如何用Java解释此多线程程序的代码输出？

Question

I am studying multi-threading in java and wrote the following code.

    public class MulThread extends Thread
{
    public void run()
    {
        for(int i=1; i<5;i++)
        {
            try
            {
                Thread.sleep(500);
            }
            catch(Exception e){ System.out.println(e);}
            System.out.println(i);
        }
    }


public static void main(String [] args)
{
    MulThread t1 = new MulThread();
    MulThread t2 = new MulThread();
    MulThread t3 = new MulThread();

    t1.start();
    t1.run();
    t2.start();
    t2.run();

    t3.start();
    t3.run();

}
}

I discussed this with some friends, and I came to the conclusion that the output should be a complete mess. But for some reason, the compiler always produces the following output:

1
1
2
2
3
3
4
4
1
1
2
2
3
3
4
4
1
1
2
2
3
3
4
4

Can someone explain what exactly is happening here when the threads reach the scheduler? Why isn't the output a mess of 1, 2, 3, and 4, each repeated 6 times in a random soup?
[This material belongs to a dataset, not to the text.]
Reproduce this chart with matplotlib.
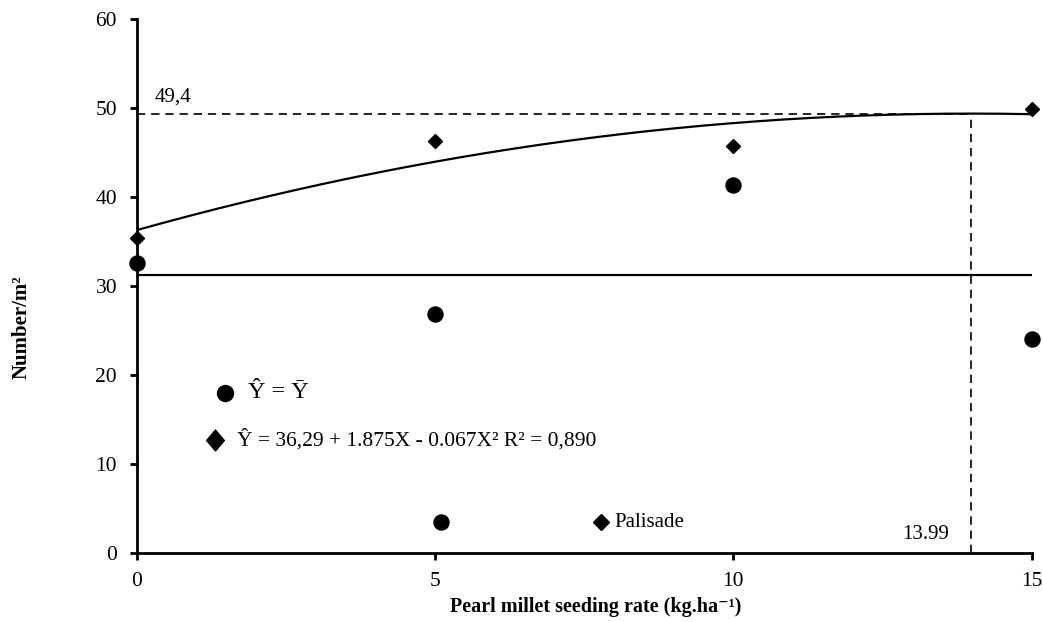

A few of my mentors tell me it's just a coincidence, and it depends on my OS or something, but I'm skeptical about that. I've run the code over 10 times, and it always produces the same results.

Answer 1

This:

t1.start();

starts the thread as you would want. The threading mechanism will call run() under the covers.

But you then call this:

t1.run();

which calls the run() method directly and block your main thread whilst it runs (since you're simply calling a blocking method). You don't need this. Simply start() and your new thread will run as you expect (separate to your main thread).

Note that calling run() directly in these circumstances is often unusual and an indication of confusion!

It's useful to print the thread name in these circumstances ( via Thread.currentThread().getName() ) to see what's going on (and perhaps naming your threads too, via a different Thread constructor)

Answer 2

When you call t1.start() , a secondary thread starts and runs the run() method. When you call t1.run() , you are executing the run() method on the main thread.

This means that t2.start(); will only be executed after t1.run(); finished the loop, and at this point the thread created by t1.start() has already finished.

Since the loop of the run() method contains a large sleep (half a second), there's a very high probability that the outputs of t1.start() (which runs on a secondary thread) and t1.run() (which runs on the main thread) will be interleaved (since that sleep is enough time for the second thread to get control and print the next output while the first thread is sleeping).

If you reduce the sleep period, you'll probably see different output.